Sterling is the NBA’s longest-tenured owner. He is also among the league’s least successful, though in recent years the Clippers have surged. News of Jenkins’ resignation broke an hour before the Clippers tipped off against the Golden State Warriors in a first-round playoff game.
Reacting to the announcement, local activist Earl Ofari Hutchinson said the NAACP’s Los Angeles chapter needed to become “fully transparent and accountable to its members and community and not to dubious corporate donors.”
Jenkins had his own legal problems, which also came into focus this week. For years, he has been banned from practicing law in California based on allegations of corruption when he was a young judge in Detroit.
In 1988, federal prosecutors charged Jenkins with extortion and racketeering conspiracy, saying he requested and received money, jewelry, a handgun and other gifts to dismiss traffic tickets and other misdemeanors. While Jenkins was acquitted after two trials, in 1991 the Michigan Supreme Court removed him as a judge.

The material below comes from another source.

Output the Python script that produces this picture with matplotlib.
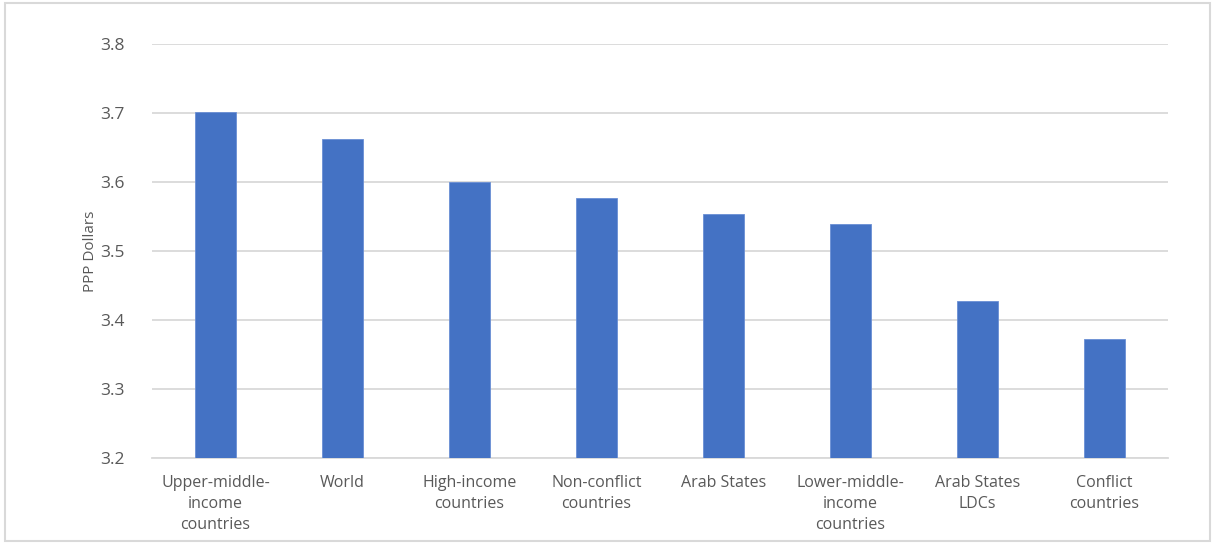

He had “systematically and routinely sold his office and his public trust,” then-Chief Justice Michael Cavanagh said at the time.
In April, three judges with California’s State Bar Court denied Jenkins’ most recent request to practice law again. The judges lauded Jenkins’ volunteer work with the NAACP and other organizations, but they cited several instances in which they said he misrepresented his finances or other aspects of his personal life.
“Despite Jenkins’ impressive good character evidence and community service, he continues to commit errors in judgment that call into question his rehabilitation and present good moral character,” the judges wrote.